My fear is that the ambitions of Mr Jallow will blow the legal parameters for setting up a TRRC out of proportion. I didn’t read any where that TRRC is mandated to create a better Gambia nor am I in clue about why the scope of area Mr. Jallow wants to incorporate into the TRRC agenda need such an extension.
Of course, there are many interpretations possible from the TRRC-law enacted by the national assembly and one can extend the mandate therein endlessly. But I think Mr. Jallow needs to exercise restraint and strictly abide by the letter of the TRRC law, which is specifically designed to treat the atrocities of Jammeh. Nothing else.
The other areas mentioned above as priority areas for TRRC, are in fact not areas under discussion or stipulated in the TRRC formal law. Sensitizing the people about ethnic, religious bias for example are not the business of TRRC. There are other institutions in the country being paid to ensure the country is managed based on the premise of rule of law and all equal before the law. Furthermore, if the gov’t wished to set up such a body like civic awareness council, they should do so and that should be totally different from TRRC in meaning and assignment – the former permanently and the later temporarily!
Finally, my worry is that Mr. Jallow and TRRC architects are wary of the Gambian people they are sworn to serve. By compartmentalizing critics into lose cannons and disgruntled fellow citizens, Mr Jallow’s aforementioned update sounds and appears to me as settling scores with the many Gambians who have rightly or wrongly called the whole exercise into question. Perceiving is crucial. If Mr Jallow start by now to dismiss many concern Gambians, who are not impressed by the rationale behind TRRC, as not concerned with the aspect of “never again”, then the TRRC is already embarking on a thorny perilous journey.
I am those who strongly call the need for TRRC in Gambias case into question. The atrocities committed were committed by no more than 200 Gambians in the position power against countless powerless fellow citizens. These 200 Gambians need to be probed and let justice take it’s course. There was no ethnic massacre in Gambia. There was no religious cleansing in Gambia. There was no regional war within the country and finally no civil war.
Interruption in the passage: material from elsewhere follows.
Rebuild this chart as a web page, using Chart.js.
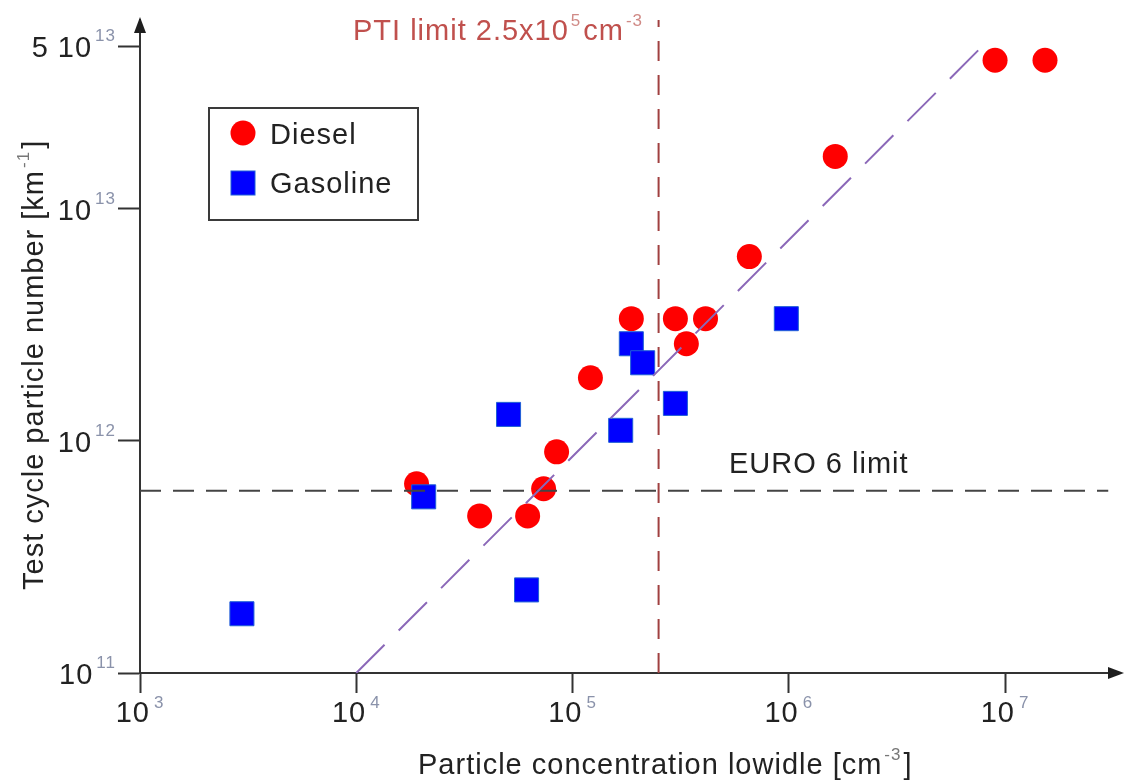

What happened in Gambia was a coup d’etat and 22 ensuing years of terror by a handful of mens directing this terror. For such there are precedents. The Nuremberg trials is a casebook. Hitlers cohorts were brought to justice and Germany was then brought onto the path of democracy without a socalled TRRC. Instead the laws of the land was rigorously adapted and rule of law implanted. Beside that, the atrocities of Hitler were laid bare for all to see and perpetrators punished.
My opinion is that the Gambia should investigate the Jammeh terror completely, punish the perpetrators through retributive justice, rigorously change the laws, set-up a national civic council and entrench rule of law as deterrence against future tyranny.